Der Fehler, den viele machen: Sie produzieren das Video und denken, damit wäre es getan. Aber ein Video ohne Distributionsstrategie ist wie ein Konzert ohne Publikum. Sinnlos.
Best Practices: Vom Chaos zur Klarheit
Vorbereitung ist das A und O – auch wenn man in der Krise oft improvisieren muss. Ein paar Grundregeln haben sich bewährt:
Erstens: Immer mit der Botschaft beginnen, nicht mit der Technik. Was will ich sagen? Wen will ich erreichen? Welche Emotion soll transportiert werden? Erst dann kommen Kamera und Schnitt.

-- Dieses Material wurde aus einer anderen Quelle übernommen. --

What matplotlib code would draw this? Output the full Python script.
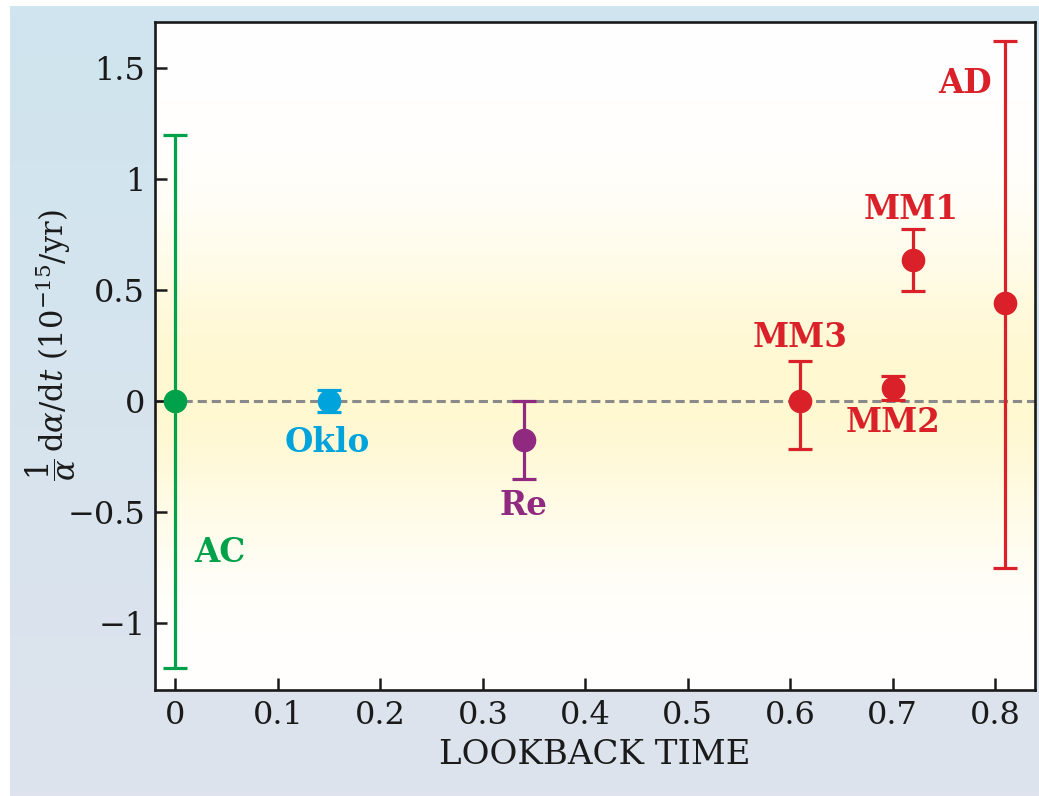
import numpy as np
import matplotlib
matplotlib.use('Agg')
import matplotlib.pyplot as plt
from matplotlib.colors import to_rgb

plt.rcParams['font.family'] = ['DejaVu Serif']
plt.rcParams['mathtext.fontset'] = 'dejavuserif'

# measurements: lookback time, rate, lower / upper error
names = ['AC', 'Oklo', 'Re', 'MM3', 'MM2', 'MM1', 'AD']
lookback = [0.0, 0.15, 0.34, 0.61, 0.70, 0.72, 0.81]
rate = [0.0, 0.0, -0.175, 0.0, 0.06, 0.635, 0.44]
err_lo = [1.2, 0.05, 0.175, 0.215, 0.055, 0.14, 1.19]
err_hi = [1.2, 0.05, 0.175, 0.18, 0.055, 0.14, 1.18]
colors = ['#00a14b', '#00a3dc', '#8f2a80', '#da2129', '#da2129', '#da2129', '#da2129']

# label anchor points (data coords)
label_xy = [(0.043, -0.68), (0.148, -0.185), (0.34, -0.47), (0.61, 0.285),
            (0.70, -0.095), (0.718, 0.865), (0.771, 1.43)]

x_ticks = [0, 0.1, 0.2, 0.3, 0.4, 0.5, 0.6, 0.7, 0.8]
y_ticks = [-1, -0.5, 0, 0.5, 1, 1.5]
y_tick_labels = ['\u22121', '\u22120.5', '0', '0.5', '1', '1.5']

W, H = 1039, 796
fig = plt.figure(figsize=(W / 100, H / 100), dpi=100)
fig.patch.set_facecolor('white')

# outer gradient panel
bg = fig.add_axes([10 / W, 0, 1 - 10 / W, 1 - 6 / H], zorder=0)
top_c = np.array(to_rgb('#cfe5ef'))
bot_c = np.array(to_rgb('#dee3ed'))
t = np.linspace(0, 1, 256)[:, None]
grad = top_c * (1 - t) + bot_c * t
bg.imshow(grad[:, None, :].repeat(2, axis=1), aspect='auto', extent=[0, 1, 0, 1])
bg.set_axis_off()

ax = fig.add_axes([155 / W, 1 - 690 / H, 880 / W, 668 / H], zorder=1)
ax.set_xlim(-0.02, 0.839)
ax.set_ylim(-1.30, 1.707)

# yellow band around zero
yy = np.linspace(1.707, -1.30, 400)
w = np.exp(-0.5 * ((yy - 0.05) / 0.47) ** 2)
yel = np.array(to_rgb('#fff8d0'))
band = np.ones((400, 3)) * (1 - w[:, None]) + yel * w[:, None]
ax.imshow(band[:, None, :].repeat(2, axis=1), aspect='auto',
          extent=[-0.02, 0.839, -1.30, 1.707], zorder=0)

ax.axhline(0, color='#8a8a8a', lw=2.2, ls=(0, (3, 1.6)), zorder=1)

for i in range(len(names)):
    ax.errorbar(lookback[i], rate[i], yerr=[[err_lo[i]], [err_hi[i]]],
                fmt='o', color=colors[i], ms=16, lw=2.3, capsize=8.5,
                capthick=2.3, zorder=3)
    ax.text(label_xy[i][0], label_xy[i][1], names[i], color=colors[i],
            fontsize=23.5, fontweight='bold', ha='center', va='center', zorder=4)

ax.set_xticks(x_ticks)
ax.set_xticklabels(['0' if v == 0 else f'{v:.1f}' for v in x_ticks])
ax.set_yticks(y_ticks)
ax.set_yticklabels(y_tick_labels)
ax.tick_params(direction='in', length=8.5, width=1.8, labelsize=23, pad=7,
               colors='#1a1a1a', top=False, right=False)
for s in ax.spines.values():
    s.set_linewidth(1.9)
    s.set_color('#1a1a1a')

ax.set_xlabel('LOOKBACK TIME', fontsize=24.5, labelpad=6, color='#1a1a1a')
ax.set_ylabel(r'$\dfrac{1}{\alpha}\,\mathrm{d}\alpha/\mathrm{d}t\ (10^{-15}/\mathrm{yr})$',
              fontsize=22, color='#1a1a1a')
ax.yaxis.set_label_coords(-0.087, 0.516)

fig.savefig('out.png', dpi=100)
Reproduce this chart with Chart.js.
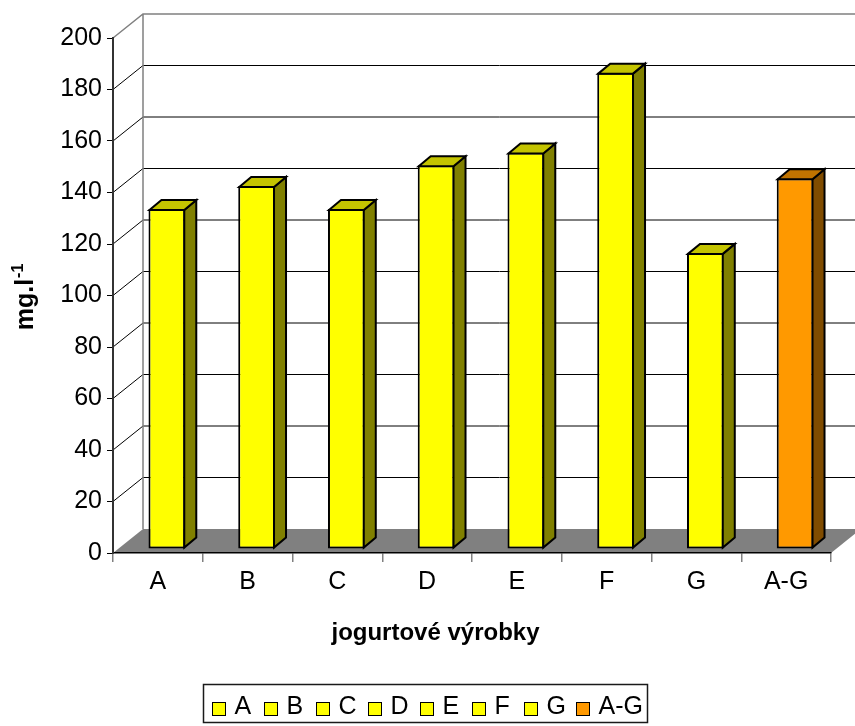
<!DOCTYPE html>
<html>
<head>
<meta charset="utf-8">
<title>jogurtové výrobky</title>
<style>
  html, body { margin: 0; padding: 0; background: #ffffff; }
  #c { display: block; }
</style>
<script src="https://cdn.jsdelivr.net/npm/chart.js@4/dist/chart.umd.min.js"></script>
</head>
<body>
<canvas id="c" width="855" height="726"></canvas>
<script>
// Data
const categories = ['A', 'B', 'C', 'D', 'E', 'F', 'G', 'A-G'];
const values = [132, 141, 132, 149, 154, 185, 115, 144];
const yMin = 0;
const yMax = 200;
const yStep = 20;

// Colours: front, top and side faces of each column
const faceColors = ['#FFFF00', '#FFFF00', '#FFFF00', '#FFFF00', '#FFFF00', '#FFFF00', '#FFFF00', '#FF9900'];
const topColors  = ['#C4C400', '#C4C400', '#C4C400', '#C4C400', '#C4C400', '#C4C400', '#C4C400', '#C07300'];
const sideColors = ['#808000', '#808000', '#808000', '#808000', '#808000', '#808000', '#808000', '#804C00'];

const xTitle = 'jogurtové výrobky';
const yTitle = 'mg.l';
const yTitleSup = '-1';

const FONT = "'Liberation Sans', Arial, Helvetica, sans-serif";

// Oblique depth of the plot box (floor / side wall) and of the columns
const WALL_DX = 30, WALL_DY = -24;
const BAR_DX = 9, BAR_DY = -4;     // front plane of the columns
const BAR_SX = 12, BAR_SY = -10;   // column depth

function poly(ctx, pts) {
  ctx.beginPath();
  ctx.moveTo(pts[0][0], pts[0][1]);
  for (let i = 1; i < pts.length; i++) ctx.lineTo(pts[i][0], pts[i][1]);
  ctx.closePath();
}

const depthPlugin = {
  id: 'depth3d',
  beforeDraw(chart) {
    const { ctx, chartArea: a, scales: { y } } = chart;
    const y0 = y.getPixelForValue(yMin);
    const yT = y.getPixelForValue(yMax);
    ctx.save();
    // floor
    ctx.fillStyle = '#808080';
    poly(ctx, [[a.left, y0], [a.left + WALL_DX, y0 + WALL_DY], [a.right + WALL_DX, y0 + WALL_DY], [a.right, y0]]);
    ctx.fill();
    // gridlines on side wall and back wall
    ctx.strokeStyle = '#000000';
    ctx.lineWidth = 1;
    y.ticks.forEach(t => {
      if (t.value <= yMin || t.value >= yMax) return;
      const py = y.getPixelForValue(t.value);
      ctx.beginPath();
      ctx.moveTo(a.left, py);
      ctx.lineTo(a.left + WALL_DX, py + WALL_DY);
      ctx.lineTo(a.right + WALL_DX, py + WALL_DY);
      ctx.stroke();
    });
    // wall edges
    ctx.strokeStyle = '#808080';
    ctx.lineWidth = 1.5;
    ctx.beginPath();
    ctx.moveTo(a.left, yT);
    ctx.lineTo(a.left + WALL_DX, yT + WALL_DY);
    ctx.lineTo(a.right + WALL_DX, yT + WALL_DY);
    ctx.moveTo(a.left + WALL_DX, yT + WALL_DY);
    ctx.lineTo(a.left + WALL_DX, y0 + WALL_DY);
    ctx.stroke();
    ctx.restore();
  },
  beforeDatasetsDraw(chart) {
    chart.ctx.save();
    chart.ctx.translate(BAR_DX, BAR_DY);
  },
  afterDatasetsDraw(chart) {
    const ctx = chart.ctx;
    const meta = chart.getDatasetMeta(0);
    ctx.lineWidth = 2;
    ctx.lineJoin = 'miter';
    ctx.strokeStyle = '#000000';
    meta.data.forEach((el, i) => {
      const p = el.getProps(['x', 'y', 'base', 'width'], true);
      const l = p.x - p.width / 2 + 1, r = p.x + p.width / 2 - 1;
      const t = p.y + 1, b = p.base - 1;
      // side face
      ctx.fillStyle = sideColors[i];
      poly(ctx, [[r, t], [r + BAR_SX, t + BAR_SY], [r + BAR_SX, b + BAR_SY], [r, b]]);
      ctx.fill(); ctx.stroke();
      // top face
      ctx.fillStyle = topColors[i];
      poly(ctx, [[l, t], [l + BAR_SX, t + BAR_SY], [r + BAR_SX, t + BAR_SY], [r, t]]);
      ctx.fill(); ctx.stroke();
    });
    ctx.restore();
  },
  afterDraw(chart) {
    const { ctx, chartArea: a } = chart;
    ctx.save();
    // y axis title, rotated, with superscript
    const cy = (a.top + a.bottom) / 2 + 2;
    ctx.translate(33, cy);
    ctx.rotate(-Math.PI / 2);
    ctx.fillStyle = '#000000';
    ctx.textBaseline = 'alphabetic';
    ctx.textAlign = 'left';
    ctx.font = 'bold 25px ' + FONT;
    const w1 = ctx.measureText(yTitle).width;
    ctx.font = 'bold 16px ' + FONT;
    const w2 = ctx.measureText(yTitleSup).width;
    const sx = -(w1 + w2) / 2;
    ctx.font = 'bold 25px ' + FONT;
    ctx.fillText(yTitle, sx, 0);
    ctx.font = 'bold 16px ' + FONT;
    ctx.fillText(yTitleSup, sx + w1 + 1, -10);
    ctx.restore();

    // x axis title
    ctx.save();
    ctx.fillStyle = '#000000';
    ctx.font = 'bold 24px ' + FONT;
    ctx.textAlign = 'center';
    ctx.textBaseline = 'alphabetic';
    ctx.fillText(xTitle, chart.width / 2 + 8, a.bottom + 87);
    ctx.restore();

    // legend
    ctx.save();
    ctx.font = '25px ' + FONT;
    const step = 52, box = 13, gap = 9, padL = 9, padR = 5;
    const lastW = ctx.measureText(categories[categories.length - 1]).width;
    const lw = padL + (categories.length - 1) * step + box + gap + lastW + padR;
    const lh = 38;
    const lx = Math.round(chart.width / 2 - 2 - lw / 2) + 0.5;
    const ly = a.bottom + 131.5;
    ctx.lineWidth = 1.5;
    ctx.strokeStyle = '#1a1a1a';
    ctx.strokeRect(lx, ly, Math.round(lw), lh);
    ctx.textBaseline = 'alphabetic';
    ctx.textAlign = 'left';
    categories.forEach((c, i) => {
      const bx = lx + padL + i * step;
      ctx.fillStyle = faceColors[i];
      ctx.fillRect(bx, ly + 18, box, box);
      ctx.lineWidth = 1;
      ctx.strokeStyle = '#000000';
      ctx.strokeRect(bx, ly + 18, box, box);
      ctx.fillStyle = '#000000';
      ctx.fillText(c, bx + box + gap, ly + 29);
    });
    ctx.restore();
  }
};

new Chart(document.getElementById('c'), {
  type: 'bar',
  data: {
    labels: categories,
    datasets: [{
      data: values,
      backgroundColor: faceColors,
      borderColor: '#000000',
      borderWidth: 2,
      borderSkipped: false,
      barPercentage: 0.41,
      categoryPercentage: 1.0,
      clip: false
    }]
  },
  plugins: [depthPlugin],
  options: {
    responsive: false,
    devicePixelRatio: 1,
    animation: false,
    layout: { padding: { left: 0, right: 24, top: 38, bottom: 73 } },
    plugins: {
      legend: { display: false },
      tooltip: { enabled: false },
      title: { display: false }
    },
    scales: {
      x: {
        type: 'category',
        offset: true,
        grid: { offset: true, drawOnChartArea: false, drawTicks: true, tickLength: 9, color: '#808080', lineWidth: 1.5 },
        border: { display: true, color: '#000000', width: 1.5 },
        ticks: { color: '#000000', font: { family: FONT, size: 25 }, padding: 5, maxRotation: 0, autoSkip: false },
        afterFit: s => { s.height = 100; }
      },
      y: {
        min: yMin,
        max: yMax,
        grid: { drawOnChartArea: false, drawTicks: true, tickLength: 6, color: '#000000', lineWidth: 1 },
        border: { display: true, color: '#333333', width: 2 },
        ticks: { stepSize: yStep, color: '#000000', font: { family: FONT, size: 25 }, padding: 5 },
        afterFit: s => { s.width = 113; }
      }
    }
  }
});
</script>
</body>
</html>
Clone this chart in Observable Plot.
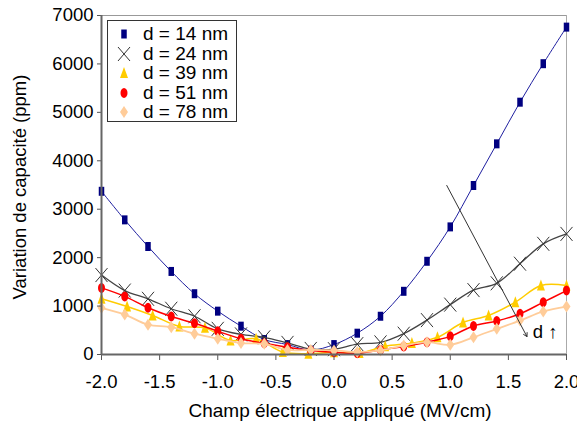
<!DOCTYPE html>
<html><head><meta charset="utf-8">
<script src="https://cdn.jsdelivr.net/npm/d3@7"></script>
<script src="https://cdn.jsdelivr.net/npm/@observablehq/plot@0.6"></script>
<style>
body{margin:0;background:#fff;}
#wrap{position:relative;width:577px;height:436px;font-family:"Liberation Sans",Arial,sans-serif;}
#legend{position:absolute;left:107px;top:20px;width:128px;height:100px;border:1px solid #333;background:#fff;font-size:19px;}
.row{position:absolute;left:0;height:20px;line-height:20px;white-space:nowrap;}
.row svg{position:absolute;left:8px;top:2px;}
.row span{position:absolute;left:35px;top:0;}
</style></head><body><div id="wrap"></div>
<script>
// x positions (MV/cm)
const x21 = [-2.0,-1.8,-1.6,-1.4,-1.2,-1.0,-0.8,-0.6,-0.4,-0.2,0.0,0.2,0.4,0.6,0.8,1.0,1.2,1.4,1.6,1.8,2.0];
const x19 = [-2.0,-1.78,-1.56,-1.33,-1.11,-0.89,-0.67,-0.44,-0.22,0.0,0.22,0.44,0.67,0.89,1.11,1.33,1.56,1.78,2.0];
// capacitance variation (ppm)
const d14 = [3370,2780,2230,1715,1255,895,585,310,205,90,205,440,790,1305,1925,2635,3490,4350,5210,6005,6760];
const d24 = [1640,1320,1150,945,790,530,415,355,240,115,110,215,250,430,710,1030,1330,1470,1875,2285,2490];
const d39 = [1150,990,805,580,550,290,325,50,15,45,30,170,235,355,660,805,1080,1425,1425];
const d51 = [1375,1200,965,785,645,480,325,230,150,85,45,25,95,165,255,375,590,690,840,1080,1320];
const d78 = [965,825,615,565,430,325,235,220,95,95,85,50,85,185,255,200,355,530,700,890,990];
const seriesNames = ["d = 14 nm","d = 24 nm","d = 39 nm","d = 51 nm","d = 78 nm"];
const xTicks = [-2.0,-1.5,-1.0,-0.5,0.0,0.5,1.0,1.5,2.0];
const yTicks = [0,1000,2000,3000,4000,5000,6000,7000];
const xTitle = "Champ électrique appliqué (MV/cm)";
const yTitle = "Variation de capacité (ppm)";
const annotArrow = [{x1:0.97, y1:3490, x2:1.66, y2:370}];
const annotText = [{x:1.71, y:460, label:"d \u2191"}];

// marker shapes
const k = 0.5523;
const sym = {
  rect: {draw(c){ c.rect(-2.75,-4.5,5.5,9); }},
  cross: {draw(c){ c.moveTo(-6,-7); c.lineTo(6,7); c.moveTo(6,-7); c.lineTo(-6,7); }},
  tri: {draw(c){ c.moveTo(0,-6); c.lineTo(4,5); c.lineTo(-4,5); c.closePath(); }},
  ell: {draw(c){ const rx=3.5, ry=5; c.moveTo(0,-ry);
    c.bezierCurveTo(k*rx,-ry,rx,-k*ry,rx,0); c.bezierCurveTo(rx,k*ry,k*rx,ry,0,ry);
    c.bezierCurveTo(-k*rx,ry,-rx,k*ry,-rx,0); c.bezierCurveTo(-rx,-k*ry,-k*rx,-ry,0,-ry); c.closePath(); }},
  dia: {draw(c){ c.moveTo(0,-6); c.lineTo(4,0); c.lineTo(0,6); c.lineTo(-4,0); c.closePath(); }}
};

const series = [
  {name:seriesNames[0], xs:x21, ys:d14, line:"#1f1fa0", lw:1, sym:sym.rect, fill:"#000080", stroke:"none"},
  {name:seriesNames[1], xs:x21, ys:d24, line:"#444444", lw:1.3, sym:sym.cross, fill:"none", stroke:"#333333"},
  {name:seriesNames[2], xs:x19, ys:d39, line:"#FFCC00", lw:1.5, sym:sym.tri, fill:"#FFCC00", stroke:"none"},
  {name:seriesNames[3], xs:x21, ys:d51, line:"#FF0000", lw:1.5, sym:sym.ell, fill:"#FF0000", stroke:"none"},
  {name:seriesNames[4], xs:x21, ys:d78, line:"#FFCC99", lw:1.8, sym:sym.dia, fill:"#FFCC99", stroke:"none"}
];
series.forEach(s => s.data = s.ys.map((v,i) => ({x:s.xs[i], y:v})));

const marks = [
  Plot.ruleY([7000], {stroke:"#999", strokeWidth:1}),
  Plot.ruleX([2], {stroke:"#aaa", strokeWidth:1}),
];
series.forEach(s => {
  marks.push(Plot.line(s.data, {x:"x", y:"y", stroke:s.line, strokeWidth:s.lw, curve:"catmull-rom"}));
  marks.push(Plot.dot(s.data, {x:"x", y:"y", symbol:s.sym, r:4, fill:s.fill, stroke:s.stroke, strokeWidth:1}));
});
marks.push(
  Plot.arrow(annotArrow, {x1:"x1", y1:"y1", x2:"x2", y2:"y2", stroke:"#333", strokeWidth:1, headLength:6}),
  Plot.text(annotText, {x:"x", y:"y", text:"label", textAnchor:"start", fontSize:18.5, fill:"#000"}),
  Plot.axisY({ticks:yTicks, tickSize:4, tickPadding:4, tickFormat:d => String(d), label:null, fontSize:18.5, stroke:"#555"}),
  Plot.axisX({ticks:xTicks, tickSize:6, tickPadding:14, tickFormat:d => d.toFixed(1), label:null, fontSize:18.5, stroke:"#555"}),
  Plot.ruleX([-2], {stroke:"#666", strokeWidth:2}),
  Plot.ruleY([0], {stroke:"#666", strokeWidth:2}),
  Plot.text([yTitle], {text:d => d, frameAnchor:"left", textAnchor:"middle", lineAnchor:"middle", dx:-81, dy:2, rotate:-90, fontSize:18.5, fill:"#000"}),
  Plot.text([xTitle], {text:d => d, frameAnchor:"bottom", textAnchor:"middle", lineAnchor:"middle", dy:56, dx:6, fontSize:19, fill:"#000"})
);

const chart = Plot.plot({
  width:577, height:436,
  marginTop:15, marginRight:11, marginBottom:82, marginLeft:101,
  x:{domain:[-2,2]}, y:{domain:[0,7000]},
  style:{fontFamily:"'Liberation Sans', Arial, sans-serif", fontSize:"18px", color:"#000", background:"#fff", overflow:"visible"},
  marks
});
const wrap = document.getElementById("wrap");
wrap.appendChild(chart);

// legend
const legend = document.createElement("div");
legend.id = "legend";
series.forEach((s,i) => {
  const row = document.createElement("div");
  row.className = "row";
  row.style.top = (3 + i*19.6) + "px";
  const p = d3.path(); s.sym.draw(p);
  row.innerHTML = `<svg width="16" height="16" viewBox="-8 -8 16 16"><path d="${p}" fill="${s.fill}" stroke="${s.stroke}" stroke-width="1"/></svg><span>${s.name}</span>`;
  legend.appendChild(row);
});
wrap.appendChild(legend);
</script>
</body></html>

Zweitens: Einfachheit schlägt Perfektion. Ein ehrliches Smartphone-Video kann mehr bewirken als eine professionell produzierte Hochglanz-Botschaft, die kalt rüberkommt.
Drittens: Schnell reagieren, aber nicht überstürzen. Die ersten 24 Stunden sind entscheidend – aber ein schlecht gemachtes Video kann mehr Schaden anrichten als gar keines.
Monitoring ist genauso wichtig wie die Produktion. Wie kommt das Video an? Welche Kommentare gibt es? Wo wird es geteilt? Diese Daten helfen nicht nur bei der Erfolgsmessung, sondern auch beim nächsten Video.
Der Mensch hinter der Botschaft
Was mir in den letzten Jahren aufgefallen ist: Die besten Krisenvideos sind die, in denen man den Menschen hinter der Funktion spürt. Nicht den CEO, sondern die Person, die auch Sorgen und Zweifel hat. Nicht den Politiker, sondern den Menschen, der eine schwierige Entscheidung treffen musste.
Das bedeutet nicht, dass man seine Schwächen zur Schau stellen soll. Aber ein bisschen Menschlichkeit, ein Moment der Verletzlichkeit – das kann Wunder wirken. Wenn jemand zugeben kann, dass auch er nicht alle Antworten hat, wirkt er paradoxerweise kompetenter als jemand, der so tut, als hätte er alles im Griff.
Videokommunikation in Krisenzeiten ist letztendlich eine Frage des Vertrauens. Und Vertrauen entsteht nicht durch perfekte Technik oder ausgeklügelte Rhetorikkünste. Es entsteht durch Ehrlichkeit, Klarheit und den Mut, auch mal unperfekt zu sein.
Vielleicht geht es am Ende nicht darum, ob wir die perfekte Krisenkommunikation beherrschen – sondern ob wir den Mut haben, als Menschen zu kommunizieren, auch wenn die Kameras laufen.